If I had gone for help on his behalf—if I had not been trustworthy and kept his secrets—maybe he would have lived a full life. After all, we were avid students of Freud, both of us interested in how, and why, we behaved the way we did. But I had thought that I understood Andy. What arrogance! It wasn't until years later that I could admit that I hardly understood him at all. Instead of us both drinking too much and wallowing in our misery, I should have insisted that he be hospitalized to dry out. Take a break from the booze. Perhaps speak to someone who could help him. I had not yet been disciplined by hardship, by grief. Now, of course, I would do it all differently.

 

Once I arrived in Berlin, I felt better. I was greeted by the sun—luminously reflecting on newly fallen snow—and fast-moving, billowing clouds. Although I had missed it that year, I liked being in Berlin at the beginning of winter. Birds, coming from the east, migrated through the city toward the west and south. The sky was almost dark with their flying bodies, and their sound in the crisp air was both melodic and out of tune.

The next day was the opposite.
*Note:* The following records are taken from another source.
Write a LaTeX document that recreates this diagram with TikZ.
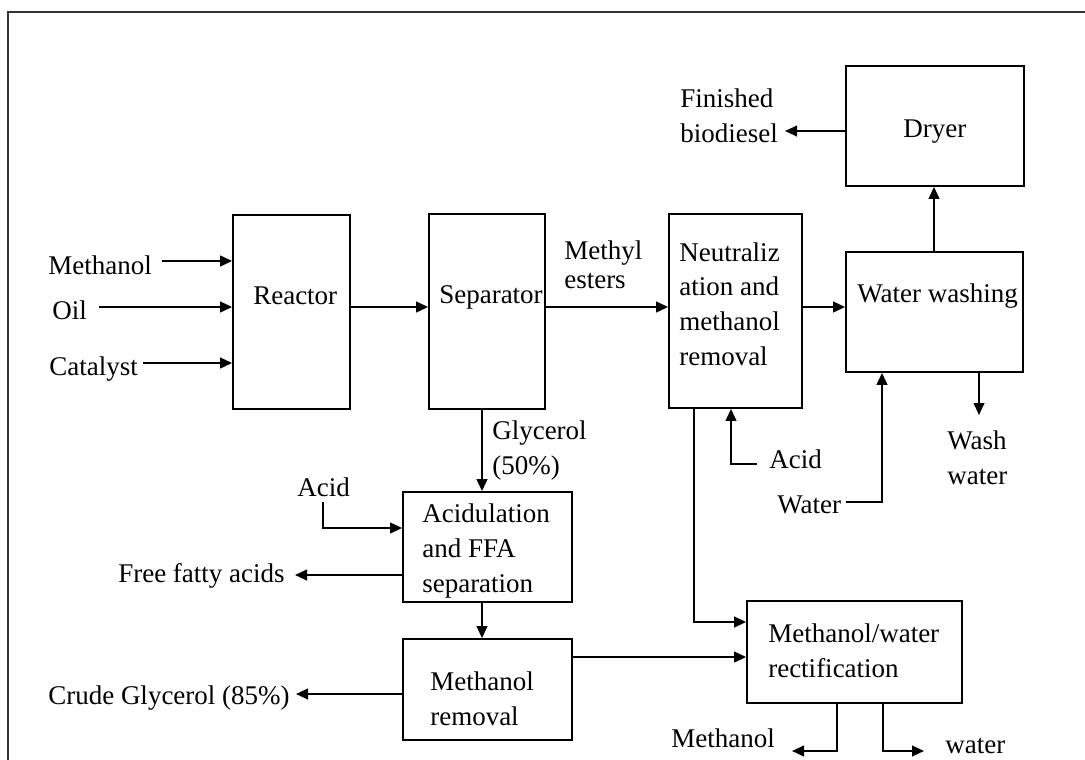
\documentclass[tikz,border=0pt]{standalone}
\usepackage{fontspec}
\setmainfont{Liberation Serif}
\usetikzlibrary{fit,arrows.meta}
\begin{document}
\begin{tikzpicture}[x=0.75pt,y=-0.75pt,
  box/.style={draw, line width=1.3pt, inner sep=0pt},
  arr/.style={line width=1.5pt, -{Triangle[length=9pt,width=8pt]}},
  txt/.style={inner sep=0pt, align=left, font=\fontsize{20.25pt}{25.9pt}\selectfont},
  frame/.style={line width=1.8pt, draw=black!80}]
\useasboundingbox (0,0) rectangle (1085,760);
\draw[frame] (8,760) -- (8,12) -- (1085,12);

% boxes
\node[box, fit={(233,215) (350,409)}] (reactor) {};
\node[box, fit={(429,214) (545,409)}] (separator) {};
\node[box, fit={(669,214) (802,408)}] (neutral) {};
\node[box, fit={(846,252) (1023,372)}] (washing) {};
\node[box, fit={(846,66) (1024,186)}] (dryer) {};
\node[box, fit={(403,492) (572,602)}] (acidul) {};
\node[box, fit={(403,639) (572,740)}] (mremoval) {};
\node[box, fit={(747,601) (962,703)}] (rect) {};

% box texts (base anchor = baseline of last line)
\node[txt, anchor=base west] (reactorT) at (253,304) {Reactor};
\node[txt, anchor=base west] (separatorT) at (439,303) {Separator};
\node[txt, anchor=base west] (neutralT) at (679,365) {Neutraliz\\ation and\\methanol\\removal};
\node[txt, anchor=base west] (washingT) at (857,302) {Water washing};
\node[txt, anchor=base west] (dryerT) at (903,137) {Dryer};
\node[txt, anchor=base west] (acidulT) at (422,592) {Acidulation\\and FFA\\separation};
\node[txt, anchor=base west] (mremovalT) at (430,725) {Methanol\\removal};
\node[txt, anchor=base west] (rectT) at (768,677) {Methanol/water\\rectification};

% stream labels
\node[txt, anchor=base west] (methanolIn) at (48,274) {Methanol};
\node[txt, anchor=base west] (oilIn) at (52,319) {Oil};
\node[txt, anchor=base west] (catIn) at (49,375) {Catalyst};
\node[txt, anchor=base west] (methyl1) at (564,259) {Methyl};
\node[txt, anchor=base west] (methyl2) at (564,288) {esters};
\node[txt, anchor=base west] (finished) at (680,142) {Finished\\biodiesel};
\node[txt, anchor=base west] (glycerol) at (492,474) {Glycerol\\(50\%)};
\node[txt, anchor=base west] (acidL) at (297,496) {Acid};
\node[txt, anchor=base west] (ffa) at (118,582) {Free fatty acids};
\node[txt, anchor=base west] (crude) at (48,704) {Crude Glycerol (85\%)};
\node[txt, anchor=base west] (acidR) at (769,468) {Acid};
\node[txt, anchor=base west] (waterIn) at (777,513) {Water};
\node[txt, anchor=base west] (washwater) at (947,484) {Wash\\water};
\node[txt, anchor=base west] (methOut) at (671,747) {Methanol};
\node[txt, anchor=base west] (waterOut) at (945,753) {water};

% free ends
\coordinate (mIn) at (162,261);
\coordinate (oIn) at (99,307);
\coordinate (cIn) at (143,363);
\coordinate (finEnd) at (785,131);
\coordinate (acidLtop) at (323,502);
\coordinate (ffaEnd) at (295,575);
\coordinate (crudeEnd) at (296,694);
\coordinate (acidRend) at (757,464);
\coordinate (waterStart) at (846,502);
\coordinate (washEnd) at (979,415);
\coordinate (methEnd) at (792,751);
\coordinate (waterEnd) at (924,751);

% connectors
\draw[arr] (mIn) -- (reactor.west |- mIn);
\draw[arr] (oIn) -- (reactor.west |- oIn);
\draw[arr] (cIn) -- (reactor.west |- cIn);
\draw[arr] (reactor.east |- 0,307) -- (separator.west |- 0,307);
\draw[arr] (separator.east |- 0,307) -- (neutral.west |- 0,307);
\draw[arr] (neutral.east |- 0,307) -- (washing.west |- 0,307);
\draw[arr] (washing.north -| 934,0) -- (dryer.south -| 934,0);
\draw[arr] (dryer.west |- finEnd) -- (finEnd);
\draw[arr] (separator.south -| 482,0) -- (acidul.north -| 482,0);
\draw[arr] (acidLtop) -- (323,528) -- (acidul.west |- 0,528);
\draw[arr] (acidul.west |- ffaEnd) -- (ffaEnd);
\draw[arr] (acidul.south -| 482,0) -- (mremoval.north -| 482,0);
\draw[arr] (mremoval.west |- crudeEnd) -- (crudeEnd);
\draw[arr] (mremoval.east |- 0,657) -- (rect.west |- 0,657);
\draw[arr] (neutral.south -| 694,0) -- (694,622) -- (rect.west |- 0,622);
\draw[arr] (acidRend) -- (731,464) -- (neutral.south -| 731,0);
\draw[arr] (waterStart) -- (882,502) -- (washing.south -| 882,0);
\draw[arr] (washing.south -| washEnd) -- (washEnd);
\draw[arr] (rect.south -| 837,0) -- (837,751) -- (methEnd);
\draw[arr] (rect.south -| 883,0) -- (883,751) -- (waterEnd);
\end{tikzpicture}
\end{document}
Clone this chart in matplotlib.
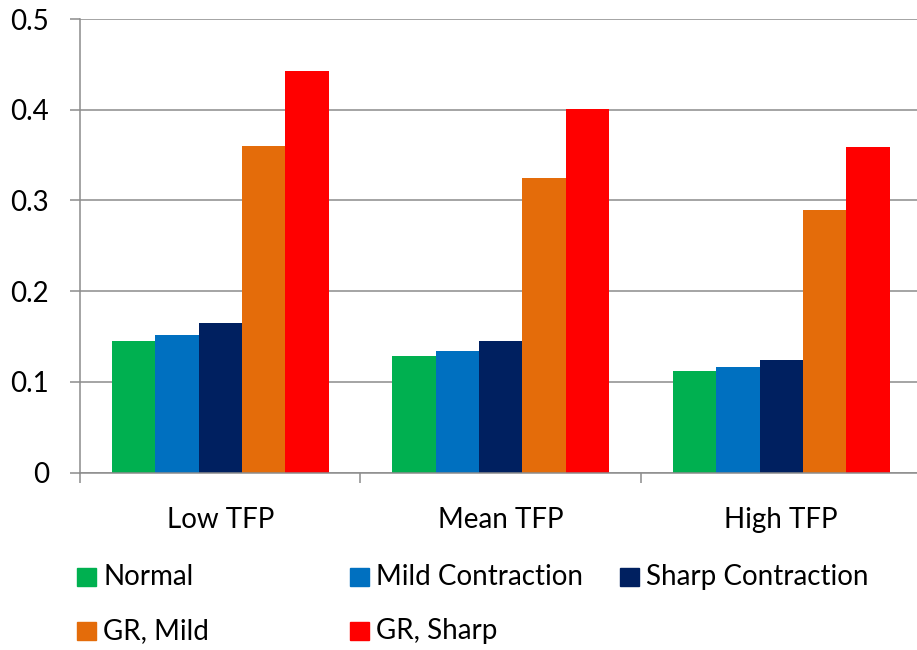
import numpy as np
import matplotlib
matplotlib.use('Agg')
import matplotlib.pyplot as plt
from matplotlib.patches import Rectangle

plt.rcParams['font.family'] = ['Lato', 'DejaVu Sans']

categories = ['Low TFP', 'Mean TFP', 'High TFP']
series_names = ['Normal', 'Mild Contraction', 'Sharp Contraction', 'GR, Mild', 'GR, Sharp']
normal = [0.145, 0.128, 0.112]
mild_contraction = [0.152, 0.134, 0.116]
sharp_contraction = [0.165, 0.145, 0.124]
gr_mild = [0.360, 0.325, 0.289]
gr_sharp = [0.443, 0.401, 0.359]
colors = ['#00B050', '#0070C0', '#002060', '#E46C0A', '#FF0000']
values = [normal, mild_contraction, sharp_contraction, gr_mild, gr_sharp]

W, H = 917, 650
fs = 20
fig = plt.figure(figsize=(W / 100, H / 100), dpi=100)
# plot area in pixels: left 80, top 19, bottom 472.5, category width 280.5
ax = fig.add_axes([80 / W, (H - 472.5) / H, 841.5 / W, 453.5 / H])

x = np.arange(len(categories))
bw = 0.155
for i, (vals, c) in enumerate(zip(values, colors)):
    ax.bar(x + (i - 2) * bw, vals, width=bw, color=c, zorder=3)

grid_c = '#8C8C8C'
ax.set_xlim(-0.5, 2.5)
ax.set_ylim(0, 0.5)
ax.set_yticks([0, 0.1, 0.2, 0.3, 0.4, 0.5])
ax.set_yticklabels(['0', '0.1', '0.2', '0.3', '0.4', '0.5'])
ax.yaxis.grid(True, color=grid_c, linewidth=1.1, zorder=0)
ax.set_xticks(x)
ax.set_xticklabels(categories)
ax.set_xticks([-0.5, 0.5, 1.5], minor=True)
ax.tick_params(axis='x', which='major', length=0, pad=25, labelsize=fs)
ax.tick_params(axis='x', which='minor', length=7.5, width=1.1, color=grid_c)
ax.tick_params(axis='y', length=7.5, width=1.1, color=grid_c, pad=15, labelsize=fs)
for s in ['top', 'right']:
    ax.spines[s].set_visible(False)
for s in ['left', 'bottom']:
    ax.spines[s].set_color(grid_c)
    ax.spines[s].set_linewidth(1.1)
    ax.spines[s].set_zorder(4)

# legend laid out like Excel: 3 columns, 2 rows
col_x = [77, 350, 620]
row_y = [577, 631]
for i, (name, c) in enumerate(zip(series_names, colors)):
    r, k = divmod(i, 3)
    px, py = col_x[k], row_y[r]
    fig.patches.append(Rectangle((px / W, 1 - (py + 9) / H), 19 / W, 18 / H,
                                 transform=fig.transFigure, color=c))
    fig.text((px + 26) / W, 1 - py / H, name, fontsize=fs, va='center', ha='left')

fig.savefig('out.png', dpi=100)
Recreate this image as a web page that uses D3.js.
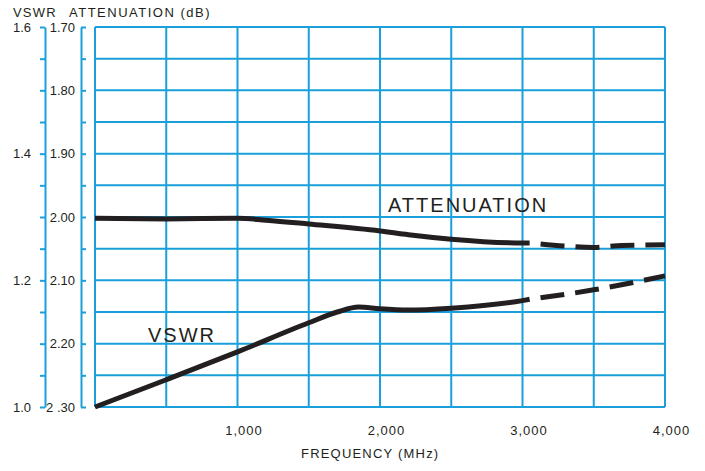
<!DOCTYPE html>
<html>
<head>
<meta charset="utf-8">
<script src="https://cdn.jsdelivr.net/npm/d3@7"></script>
<style>
    html, body { margin: 0; padding: 0; background: #fff; }
    svg { display: block; font-family: "Liberation Sans", Arial, sans-serif; }
</style>
</head>
<body>
<svg id="chart" width="705" height="471"></svg>
<script>
// Data
const freqTicks = [1000, 2000, 3000, 4000];
const vswrLabels = [1.0, 1.2, 1.4, 1.6];
const attLabels = ["1.70", "1.80", "1.90", "2.00", "2.10", "2.20", "2 .30"];
const dashFrom = 3050; // measured data ends here, extrapolated after

const attFreq = [0, 500, 1000, 1200, 1500, 2000, 2200, 2500, 3000, 3050, 3300, 3500, 3700, 4000];
const attValues = [2.002, 2.003, 2.002, 2.005, 2.011, 2.022, 2.028, 2.035, 2.041, 2.041, 2.046, 2.048, 2.045, 2.044];

const vswrFreq = [0, 500, 1000, 1500, 1700, 1850, 2000, 2200, 2500, 3000, 3050, 3500, 4000];
const vswrValues = [1.0, 1.043, 1.087, 1.133, 1.150, 1.158, 1.155, 1.153, 1.156, 1.168, 1.170, 1.185, 1.207];

const blue = "#1a9fdb";
const ink = "#231f20";

const svg = d3.select("#chart");

const x = d3.scaleLinear().domain([0, 4000]).range([95, 665]);
const att = d3.scaleLinear().domain([1.7, 2.3]).range([27, 407]);
const vswr = d3.scaleLinear().domain([1.0, 1.6]).range([407, 27]);

const attSteps = d3.range(13).map((i) => +(1.7 + i * 0.05).toFixed(2));
const vswrSteps = d3.range(13).map((i) => +(1.0 + i * 0.05).toFixed(2));

// grid
const grid = svg.append("g").attr("stroke", blue).attr("stroke-width", 2);
grid.selectAll("line.h")
    .data(attSteps)
    .enter()
    .append("line")
    .attr("class", "h")
    .attr("x1", x(0))
    .attr("x2", x(4000))
    .attr("y1", (d) => att(d))
    .attr("y2", (d) => att(d));
grid.selectAll("line.v")
    .data(d3.range(0, 4001, 500))
    .enter()
    .append("line")
    .attr("class", "v")
    .attr("x1", (d) => x(d))
    .attr("x2", (d) => x(d))
    .attr("y1", att(1.7))
    .attr("y2", att(2.3));

// VSWR axis (outer)
const vswrAxis = d3.axisLeft(vswr)
    .tickValues(vswrSteps)
    .tickSizeInner(5)
    .tickSizeOuter(0)
    .tickPadding(9)
    .tickFormat((d) => (vswrLabels.some((v) => Math.abs(v - d) < 1e-6) ? d.toFixed(1) : ""));
svg.append("g")
    .attr("transform", "translate(45,0)")
    .call(vswrAxis);

// Attenuation axis (inner), ticks point right, labels on left
const attAxis = d3.axisLeft(att)
    .tickValues(attSteps)
    .tickSizeInner(-5)
    .tickSizeOuter(0)
    .tickPadding(6)
    .tickFormat((d) => {
        const i = Math.round((d - 1.7) / 0.1 * 1000) / 1000;
        return Number.isInteger(i) ? attLabels[i] : "";
    });
svg.append("g")
    .attr("transform", "translate(81,0)")
    .call(attAxis);

// frequency labels
const xAxis = d3.axisBottom(x)
    .tickValues(freqTicks)
    .tickSize(0)
    .tickPadding(19)
    .tickFormat(d3.format(","));
const xg = svg.append("g")
    .attr("transform", `translate(0,${att(2.3)})`)
    .call(xAxis);
xg.select(".domain").remove();
xg.selectAll("text").attr("dx", 6).attr("letter-spacing", 1);

svg.selectAll(".domain, .tick line")
    .attr("stroke", blue)
    .attr("stroke-width", 2);
svg.selectAll(".tick text")
    .attr("fill", ink)
    .attr("font-size", 13)
    .attr("font-family", "Liberation Sans, Arial, sans-serif");

// curves
function drawCurve(freqs, vals, yScale) {
    const pts = freqs.map((f, i) => [f, vals[i]]);
    const line = d3.line()
        .x((d) => x(d[0]))
        .y((d) => yScale(d[1]))
        .curve(d3.curveMonotoneX);
    svg.append("path")
        .attr("d", line(pts.filter((d) => d[0] <= dashFrom)))
        .attr("fill", "none")
        .attr("stroke", ink)
        .attr("stroke-width", 5);
    svg.append("path")
        .attr("d", line(pts.filter((d) => d[0] >= dashFrom)))
        .attr("fill", "none")
        .attr("stroke", ink)
        .attr("stroke-width", 5)
        .attr("stroke-dasharray", "24 11")
        .attr("stroke-dashoffset", 24);
}
drawCurve(attFreq, attValues, att);
drawCurve(vswrFreq, vswrValues, vswr);

// texts
const txt = (xx, yy, s, size, ls) =>
    svg.append("text")
        .attr("x", xx)
        .attr("y", yy)
        .attr("fill", ink)
        .attr("font-size", size)
        .attr("letter-spacing", ls)
        .text(s);

txt(13, 17, "VSWR", 13, 1.2);
txt(69, 17, "ATTENUATION (dB)", 13, 1.5);
txt(388, 212, "ATTENUATION", 20, 2);
txt(148, 342, "VSWR", 20, 2);
txt(301, 458, "FREQUENCY (MHz)", 13, 1.2);
</script>
</body>
</html>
No sun. Soot covered the snow. Dreary.

I delivered the packet to Eva Kantor. I liked her. She was a straight shooter, even though she was from Atlanta and not the American West.

“Thanks for the papers,” she said. “Please let me know the next time you leave Germany—there's always something that needs to go back to Paris. Did they search you?”

“No, they didn't—and to tell you the truth, most of the time I forgot I had them in my case.”

She laughed. “It's most likely the reason you weren't searched. You didn't look guilty!”

 

I went to see a friend, Stefan Kluge, at his chosen office—a run-down bar on Prinz-Albrecht-Strasse. Stefan was a German reporter for the last liberal newspaper in Germany, the
Berliner Morgen-Zeitung
. He was often in trouble with the authorities for being a little too articulate about his views of the present government; he had chosen this bar on purpose. The Gestapo headquarters were across the street from where he sat. He could watch the comings and goings of officials, along with people being “brought” (dragged) in for “interrogation” (torture). He rarely saw them come out. With purposeful irony, he called it his
Kehlsteinhaus
, after Hitler's eagle's nest in the mountains of Berchtesgaden.

“Here,” he said, “is the spot where I'll never forget the enemy. It keeps me alert for my work.”

The “work,” I knew, included Stefan being a member of one of the many small and isolated groups of German resistance, the
Widerstand
.

“Hey, R.B.,” Stefan said. “When did you get back?”

“Just last night—what's going on in the city? It's so bleak.”

“It's your gloomy frame of mind,” Stefan said, and without missing a beat, added, “I heard that Leon threw you out.”

I felt myself turning red with embarrassment. “I don't look at it that way,” I said, “but I don't want to argue. Listen, I'm here to ask you for help. I just went to his apartment, but a Nazi officer opened the door and began to question me. I pretended not to understand German. Do you know where he is?”

“He's gone, R.B. The Nazis got him cornered.”

“Oh, no!”

“No, I don't mean that they put him in a camp or killed him—at least not yet. They're letting him stay in his apartment, but since you left, it's guarded around the clock.”

“Why?”

“Because they've added gold to his repertoire. You won't be able to visit him there any longer. You know he's engraving—”

“I know what he's engraving,” I said. “I saw it with my own eyes.”

“But,” Stefan said, “he's allowed out with permission—you can see him. That is, if he wants. We get together occasionally for a drink.”

“Will you ask him, Stefan? Will you tell him that I'll do anything, that I—”

“Take it easy, R.B. Of course, I'll get a message to him.”

“How?”

“Stop by here tomorrow evening about seven—perhaps I'll have some news.”

 

The next day, two hateful press conferences, back to back, kept me occupied. Nothing had changed. The same warmongering by the officials—the same threats to non-Aryans. Now, more than ever, I knew there would be war. And I was terrified that the Germans could win. They were well organized with their sophisticated military equipment, while the French were still using horses and cannons. And the Germans were so smug in their convictions that I felt feeble in my rage.